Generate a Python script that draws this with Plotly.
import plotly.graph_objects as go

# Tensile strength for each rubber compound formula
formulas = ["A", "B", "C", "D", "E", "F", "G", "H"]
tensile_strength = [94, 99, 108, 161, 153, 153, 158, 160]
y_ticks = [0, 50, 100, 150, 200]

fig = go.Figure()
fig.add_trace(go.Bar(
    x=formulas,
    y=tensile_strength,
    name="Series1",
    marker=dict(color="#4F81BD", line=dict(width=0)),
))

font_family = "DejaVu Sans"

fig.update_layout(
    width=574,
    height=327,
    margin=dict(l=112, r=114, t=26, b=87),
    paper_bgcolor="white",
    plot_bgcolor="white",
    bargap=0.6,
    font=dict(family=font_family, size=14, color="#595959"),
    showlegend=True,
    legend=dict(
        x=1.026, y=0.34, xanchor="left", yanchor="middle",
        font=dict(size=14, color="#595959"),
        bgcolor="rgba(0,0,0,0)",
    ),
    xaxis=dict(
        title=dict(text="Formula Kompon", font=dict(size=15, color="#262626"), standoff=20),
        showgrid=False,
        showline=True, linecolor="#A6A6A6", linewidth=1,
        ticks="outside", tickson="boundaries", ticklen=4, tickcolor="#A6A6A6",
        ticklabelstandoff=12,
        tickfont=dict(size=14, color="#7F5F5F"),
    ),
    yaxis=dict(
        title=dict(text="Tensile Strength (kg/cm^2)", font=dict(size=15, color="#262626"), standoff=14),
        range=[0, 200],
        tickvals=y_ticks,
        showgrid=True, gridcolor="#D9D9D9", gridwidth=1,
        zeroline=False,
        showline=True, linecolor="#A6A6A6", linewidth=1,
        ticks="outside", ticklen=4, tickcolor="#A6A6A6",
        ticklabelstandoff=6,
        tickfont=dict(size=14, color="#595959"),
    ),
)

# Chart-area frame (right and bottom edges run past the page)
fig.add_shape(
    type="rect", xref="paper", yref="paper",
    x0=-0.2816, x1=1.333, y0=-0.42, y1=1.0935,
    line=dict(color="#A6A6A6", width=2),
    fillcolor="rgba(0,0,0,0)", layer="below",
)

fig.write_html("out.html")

####

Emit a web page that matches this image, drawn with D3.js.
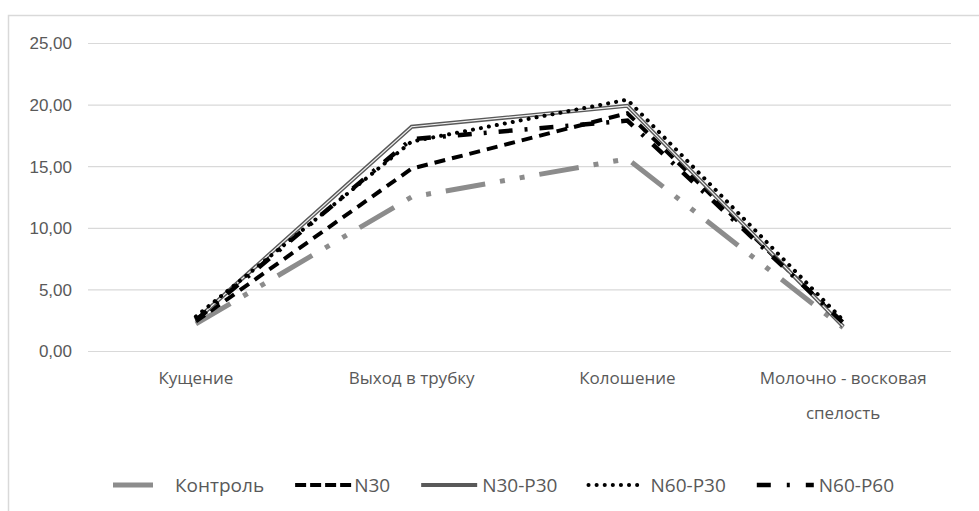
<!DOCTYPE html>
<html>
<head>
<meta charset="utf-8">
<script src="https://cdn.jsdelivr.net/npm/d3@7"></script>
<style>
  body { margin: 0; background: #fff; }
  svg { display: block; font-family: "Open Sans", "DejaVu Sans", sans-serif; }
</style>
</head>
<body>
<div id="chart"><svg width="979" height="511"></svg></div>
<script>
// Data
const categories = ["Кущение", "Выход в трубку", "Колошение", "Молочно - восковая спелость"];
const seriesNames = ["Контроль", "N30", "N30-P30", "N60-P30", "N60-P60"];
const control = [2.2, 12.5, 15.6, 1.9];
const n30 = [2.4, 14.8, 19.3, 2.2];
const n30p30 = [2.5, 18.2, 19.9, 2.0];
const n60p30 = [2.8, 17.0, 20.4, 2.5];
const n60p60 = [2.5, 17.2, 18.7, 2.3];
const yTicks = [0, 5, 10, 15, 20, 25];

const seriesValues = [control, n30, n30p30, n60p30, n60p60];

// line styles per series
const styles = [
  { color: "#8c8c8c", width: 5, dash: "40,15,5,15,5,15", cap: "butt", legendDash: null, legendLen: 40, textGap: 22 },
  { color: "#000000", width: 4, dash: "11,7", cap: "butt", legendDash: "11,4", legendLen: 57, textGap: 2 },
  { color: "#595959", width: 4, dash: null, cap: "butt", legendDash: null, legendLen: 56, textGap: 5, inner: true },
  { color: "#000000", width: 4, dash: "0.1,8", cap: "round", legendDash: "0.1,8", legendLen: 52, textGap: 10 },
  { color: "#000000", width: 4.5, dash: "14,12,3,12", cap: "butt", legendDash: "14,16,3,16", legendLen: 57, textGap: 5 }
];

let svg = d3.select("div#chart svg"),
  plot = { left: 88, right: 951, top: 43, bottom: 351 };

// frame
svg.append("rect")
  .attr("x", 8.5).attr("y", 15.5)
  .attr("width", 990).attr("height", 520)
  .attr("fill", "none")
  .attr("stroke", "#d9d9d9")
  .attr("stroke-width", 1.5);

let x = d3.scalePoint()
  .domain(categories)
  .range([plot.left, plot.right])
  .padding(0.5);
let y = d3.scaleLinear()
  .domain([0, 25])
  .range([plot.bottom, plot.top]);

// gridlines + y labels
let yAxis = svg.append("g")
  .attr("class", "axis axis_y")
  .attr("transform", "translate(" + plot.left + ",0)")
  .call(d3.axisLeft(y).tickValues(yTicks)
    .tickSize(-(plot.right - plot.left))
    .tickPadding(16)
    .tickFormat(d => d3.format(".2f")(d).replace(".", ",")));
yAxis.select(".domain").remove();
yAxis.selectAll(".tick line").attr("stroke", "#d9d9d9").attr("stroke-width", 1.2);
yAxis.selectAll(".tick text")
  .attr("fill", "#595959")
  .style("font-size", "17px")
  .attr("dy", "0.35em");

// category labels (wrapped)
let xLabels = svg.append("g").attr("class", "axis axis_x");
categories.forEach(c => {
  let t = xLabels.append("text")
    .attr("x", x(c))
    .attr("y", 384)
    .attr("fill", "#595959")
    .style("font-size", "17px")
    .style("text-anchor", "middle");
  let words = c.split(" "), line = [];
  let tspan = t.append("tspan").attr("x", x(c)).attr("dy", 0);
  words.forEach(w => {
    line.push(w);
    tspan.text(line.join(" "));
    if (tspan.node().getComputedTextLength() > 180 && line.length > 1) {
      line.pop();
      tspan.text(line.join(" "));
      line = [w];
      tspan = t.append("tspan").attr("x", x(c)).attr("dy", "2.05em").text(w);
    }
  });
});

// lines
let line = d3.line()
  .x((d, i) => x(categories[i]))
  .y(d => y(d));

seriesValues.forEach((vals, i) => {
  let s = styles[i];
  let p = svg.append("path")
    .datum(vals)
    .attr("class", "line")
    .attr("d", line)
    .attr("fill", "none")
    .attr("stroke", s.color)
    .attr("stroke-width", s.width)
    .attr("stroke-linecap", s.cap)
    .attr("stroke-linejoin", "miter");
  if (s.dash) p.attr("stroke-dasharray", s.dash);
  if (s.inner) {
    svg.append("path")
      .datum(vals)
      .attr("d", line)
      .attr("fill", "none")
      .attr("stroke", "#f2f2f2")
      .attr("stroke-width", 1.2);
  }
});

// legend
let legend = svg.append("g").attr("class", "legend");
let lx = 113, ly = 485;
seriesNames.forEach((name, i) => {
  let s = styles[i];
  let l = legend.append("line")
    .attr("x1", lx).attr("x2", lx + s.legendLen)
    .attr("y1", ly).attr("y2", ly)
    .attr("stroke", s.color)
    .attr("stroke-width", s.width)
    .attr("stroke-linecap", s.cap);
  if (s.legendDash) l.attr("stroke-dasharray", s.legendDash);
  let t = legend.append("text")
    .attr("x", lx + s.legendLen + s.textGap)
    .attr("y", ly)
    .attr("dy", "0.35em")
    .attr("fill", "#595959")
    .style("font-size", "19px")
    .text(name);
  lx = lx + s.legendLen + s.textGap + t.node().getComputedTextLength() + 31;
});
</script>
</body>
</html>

####

◆ Work required:
Return each line where "that" shows up.

◆ Response:
Generate a Python script that draws this with Plotly.
Emit a web page that matches this image, drawn with D3.js.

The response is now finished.